De leraar weet hoe hij boeiend kan voorlezen en vertellen.
Toelichting
Het vertellen van verhalen is de oudste en meest verspreide vorm van literaire traditie. Vertellen is altijd een actieve gebeurtenis, waarbij verteller en luisteraars op elkaar inspelen. Voorlezen brengt een ander soort contact tussen spreker en publiek mee. Het vraagt een grotere concentratie van het publiek; de luisteraars kunnen het verloop van het verhaal niet meebepalen. De geschreven taal in boeken is anders dan de gesproken taal van de verteller. Goed geschreven voorleesboeken verruimen op een ongedwongen manier de woordenschat en verrijken het taalgebruik door een gevarieerde zinsbouw, beeldspraak, woordspelingen en expressieve stijlmiddelen.
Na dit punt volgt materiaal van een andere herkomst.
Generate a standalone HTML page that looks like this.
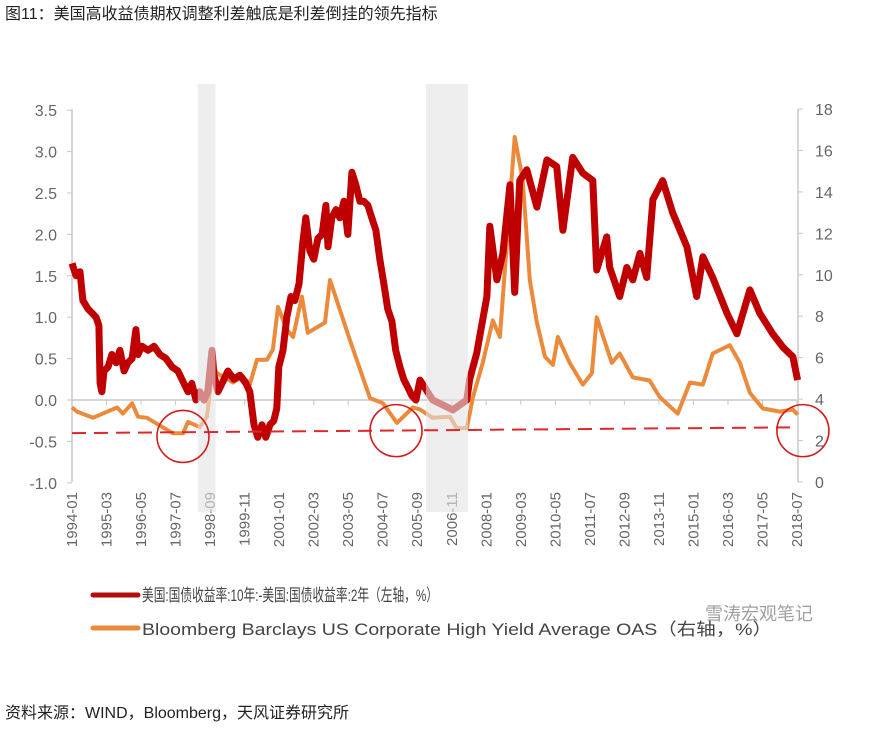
<!DOCTYPE html>
<html><head><meta charset="utf-8"><style>
html,body{margin:0;padding:0;background:#fff;width:875px;height:735px;overflow:hidden}
svg{display:block;font-family:"Liberation Sans","Noto Sans CJK SC",sans-serif}
</style></head><body>
<svg id="chart" width="875" height="735" viewBox="0 0 875 735">
<text x="5" y="19" font-size="16" fill="#222">图11：美国高收益债期权调整利差触底是利差倒挂的领先指标</text>
<g id="plot"></g>
<g>
<line x1="93" y1="595" x2="138" y2="595" stroke="#b30c0c" stroke-width="5" stroke-linecap="round"/>
<text x="142" y="601" font-size="17" fill="#444" textLength="296" lengthAdjust="spacingAndGlyphs">美国:国债收益率:10年:-美国:国债收益率:2年（左轴，%）</text>
<line x1="93" y1="628" x2="138" y2="628" stroke="#ec8a3c" stroke-width="5" stroke-linecap="round"/>
<text x="142" y="635" font-size="17" fill="#444" textLength="630" lengthAdjust="spacingAndGlyphs">Bloomberg Barclays US Corporate High Yield Average OAS（右轴，%）</text>
</g>
<text x="705" y="620" font-size="18" fill="#888" opacity="0.8">雪涛宏观笔记</text>
<text x="5" y="718" font-size="16" fill="#222">资料来源：WIND，Bloomberg，天风证券研究所</text>
</svg>
<script>
const spreadYears=[1994.00,1994.14,1994.27,1994.37,1994.54,1994.68,1994.81,1994.91,1994.95,1995.01,1995.08,1995.22,1995.35,1995.49,1995.62,1995.76,1995.89,1996.03,1996.16,1996.23,1996.36,1996.57,1996.77,1996.97,1997.18,1997.38,1997.58,1997.78,1997.92,1998.05,1998.19,1998.32,1998.46,1998.59,1998.73,1998.80,1998.93,1999.07,1999.27,1999.47,1999.67,1999.88,2000.01,2000.15,2000.28,2000.42,2000.55,2000.69,2000.82,2000.92,2000.99,2001.13,2001.26,2001.40,2001.53,2001.67,2001.80,2001.90,2002.04,2002.17,2002.31,2002.45,2002.58,2002.65,2002.78,2002.92,2003.05,2003.19,2003.32,2003.46,2003.59,2003.73,2003.86,2004.00,2004.13,2004.27,2004.40,2004.54,2004.67,2004.81,2004.94,2005.08,2005.21,2005.35,2005.49,2005.62,2005.76,2006.19,2006.87,2007.34,2007.44,2007.68,2008.02,2008.12,2008.36,2008.56,2008.80,2008.96,2009.13,2009.37,2009.71,2010.05,2010.38,2010.59,2010.92,2011.26,2011.60,2011.73,2012.07,2012.17,2012.51,2012.75,2012.95,2013.19,2013.42,2013.63,2013.96,2014.30,2014.78,2015.11,2015.32,2015.65,2016.13,2016.47,2016.91,2017.24,2017.68,2018.02,2018.36,2018.52];
const spreadValues=[1.65,1.5,1.55,1.2,1.1,1.05,1.0,0.9,0.2,0.1,0.35,0.4,0.55,0.45,0.6,0.35,0.45,0.5,0.85,0.55,0.65,0.6,0.65,0.55,0.5,0.4,0.35,0.2,0.1,0.2,0.0,0.1,0.0,0.1,0.6,0.3,0.1,0.2,0.35,0.25,0.3,0.2,0.1,-0.3,-0.45,-0.3,-0.45,-0.3,-0.25,-0.1,0.4,0.6,1.0,1.25,1.2,1.4,1.9,2.2,1.8,1.7,1.95,2.0,2.35,1.85,2.2,2.3,2.2,2.4,2.0,2.75,2.6,2.4,2.4,2.35,2.2,2.05,1.7,1.4,1.1,0.95,0.6,0.4,0.25,0.15,0.05,0.0,0.24,0.0,-0.12,0.0,0.25,0.57,1.25,2.1,1.45,1.77,2.6,1.3,2.65,2.78,2.33,2.9,2.82,2.05,2.93,2.74,2.65,1.57,1.97,1.6,1.25,1.6,1.45,1.77,1.48,2.42,2.65,2.26,1.85,1.25,1.73,1.48,1.05,0.8,1.33,1.05,0.8,0.64,0.52,0.24];
const oasYears=[1994.00,1994.17,1994.71,1995.52,1995.72,1996.03,1996.23,1996.53,1997.41,1997.75,1997.92,1998.32,1998.56,1998.76,1998.90,1999.44,1999.78,2000.01,2000.25,2000.59,2000.79,2000.96,2001.26,2001.47,2001.77,2001.97,2002.55,2002.72,2003.39,2004.07,2004.51,2004.98,2005.52,2005.76,2006.19,2006.77,2007.00,2007.34,2007.55,2007.88,2008.22,2008.46,2008.96,2009.23,2009.47,2009.71,2009.98,2010.25,2010.42,2010.82,2011.26,2011.57,2011.73,2012.24,2012.51,2012.95,2013.52,2013.86,2014.47,2014.88,2015.32,2015.65,2016.23,2016.57,2016.91,2017.34,2017.92,2018.36,2018.52];
const oasValues=[3.6,3.4,3.1,3.6,3.3,3.8,3.15,3.1,2.35,2.35,2.9,2.65,3.15,5.55,5.25,4.8,5.1,4.7,5.9,5.9,6.4,8.45,7.35,7.0,8.95,7.2,7.7,9.75,6.85,4.05,3.8,2.85,3.6,3.5,3.1,3.15,2.6,2.6,4.1,5.75,7.8,7.0,16.65,14.6,9.75,7.7,6.05,5.65,7.0,5.75,4.7,5.25,7.95,5.75,6.2,5.05,4.9,4.1,3.3,4.8,4.7,6.2,6.6,5.75,4.3,3.55,3.4,3.5,3.25];
const leftTicks=[3.5,3.0,2.5,2.0,1.5,1.0,0.5,0.0,-0.5,-1.0];
const rightTicks=[18,16,14,12,10,8,6,4,2,0];
const xTickLabels=["1994-01","1995-03","1996-05","1997-07","1998-09","1999-11","2001-01","2002-03","2003-05","2004-07","2005-09","2006-11","2008-01","2009-03","2010-05","2011-07","2012-09","2013-11","2015-01","2016-03","2017-05","2018-07"];
const recessions=[[1998.25,1998.85],[2005.96,2007.38]];
const thresholdLine=[[1994.0,-0.4],[2018.5,-0.33]];
const circleMarks=[[1997.75,-0.44],[2004.95,-0.37],[2018.7,-0.37]];

const NS="http://www.w3.org/2000/svg";
const X0=72,X1=797,T0=1994.0,T1=2018.5;
const x=t=>X0+(t-T0)/(T1-T0)*(X1-X0);
const yL=v=>400-v*82.8;
const yR=v=>482-v*20.72;
const plot=document.getElementById('plot');
function mk(tag,attrs){const e=document.createElementNS(NS,tag);for(const k in attrs)e.setAttribute(k,attrs[k]);plot.appendChild(e);return e;}
const dateToYear=s=>{const [a,b]=s.split('-');return +a+(+b-1)/12;};

let e=mk('line',{x1:X0,y1:109,x2:X0,y2:482,stroke:'#c8c8c8','stroke-width':1.5});


e=mk('line',{x1:X1+1,y1:109,x2:X1+1,y2:482,stroke:'#c8c8c8','stroke-width':1.5});


e=mk('line',{x1:X0,y1:yL(0),x2:X1,y2:yL(0),stroke:'#c8c8c8','stroke-width':1.5});


leftTicks.forEach(v=>{
  mk('line',{x1:X0-5,y1:yL(v),x2:X0,y2:yL(v),stroke:'#c8c8c8'});
  const t=mk('text',{x:57,y:yL(v)+6,'font-size':16,fill:'#666','text-anchor':'end'});
  t.textContent=v.toFixed(1);
  
  
});
rightTicks.forEach(v=>{
  mk('line',{x1:X1+1,y1:yR(v),x2:X1+6,y2:yR(v),stroke:'#c8c8c8'});
  const t=mk('text',{x:815,y:yR(v)+6,'font-size':16,fill:'#666'});
  t.textContent=v;
  
  
});
xTickLabels.forEach(s=>{
  const xx=x(dateToYear(s));
  mk('line',{x1:xx,y1:yL(0),x2:xx,y2:yL(0)+5,stroke:'#c8c8c8'});
  const t=mk('text',{x:0,y:0,'font-size':15,fill:'#666','text-anchor':'end',transform:`translate(${xx+5},492) rotate(-90)`});
  t.textContent=s;
  
  
});
const pts=(ys,vs,fy)=>ys.map((t,i)=>x(t).toFixed(1)+','+fy(vs[i]).toFixed(1)).join(' ');
e=mk('polyline',{points:pts(oasYears,oasValues,yR),fill:'none',stroke:'#ec8a3c','stroke-width':4,'stroke-linejoin':'round'});


e=mk('polyline',{points:pts(spreadYears,spreadValues,yL),fill:'none',stroke:'#c00000','stroke-width':7,'stroke-linejoin':'round'});


recessions.forEach(r=>{
  const s=mk('rect',{x:x(r[0]),y:84,width:x(r[1])-x(r[0]),height:428,fill:'#e2e2e2',opacity:0.6});
  
  
});
e=mk('line',{x1:x(thresholdLine[0][0]),y1:yL(thresholdLine[0][1]),x2:x(thresholdLine[1][0]),y2:yL(thresholdLine[1][1]),stroke:'#e0282a','stroke-width':2,'stroke-dasharray':'14,8'});


circleMarks.forEach(c=>{
  const k=mk('circle',{cx:x(c[0]),cy:yL(c[1]),r:26,fill:'none',stroke:'#d41a1a','stroke-width':1.6});
  
  
});
</script>
</body></html>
Voorlezen is de belangrijkste vorm van boekpromotie en stimuleert om zelf te gaan lezen (Chambers 1994): zonder voorlezen kunnen kinderen niet uitgroeien tot echte lezers. Het is een misvatting te denken dat voorlezen alleen maar nodig is in de eerste fasen van het leesonderwijs: voorlezen blijft in alle jaren van onderwijs noodzakelijk.
Boeiend voorlezen en vertellen kan een leraar leren en is vooral een kwestie van durf: hij moet zijn stem en hele lichaam durven gebruiken. Enkele richtlijnen voor voorlezen en vertellen zijn: - articulatie: spreek de woorden duidelijk uit; - intonatie: wees op de hoede voor een voorleesdreun, leg de klemtoon op bijzondere en versterkende woorden, laat de stem dalen en stijgen om gevoelens uit te drukken of sfeer op te roepen; - volume: gebruik stemvolume om de aandacht vast te houden; - tempo: lees niet te snel, pas het tempo aan, vertraag om de spanning te doen oplopen en versnel bij de climax; - pauzes: laat voldoende adempauzes en las iets langere pauzes in, bijvoorbeeld om de spanning op te voeren; - ademhaling: zoek een vertelritme dat past bij de ademhaling; - stemkleur: om personages te typeren, kan de stem vervormd worden. Dat is niet eenvoudig. Makkelijker is het een personage te typeren door hem of haar harder of zachter, sneller of trager te laten spreken; - lichaamstaal: houd voldoende oogcontact met de luisteraars, spreek ze aan met de ogen en met de hele gezichtsuitdrukking. Druk met de houding en mimiek gevoelens uit. Onderstreep de woorden met gebaren, maar overdrijf dit niet.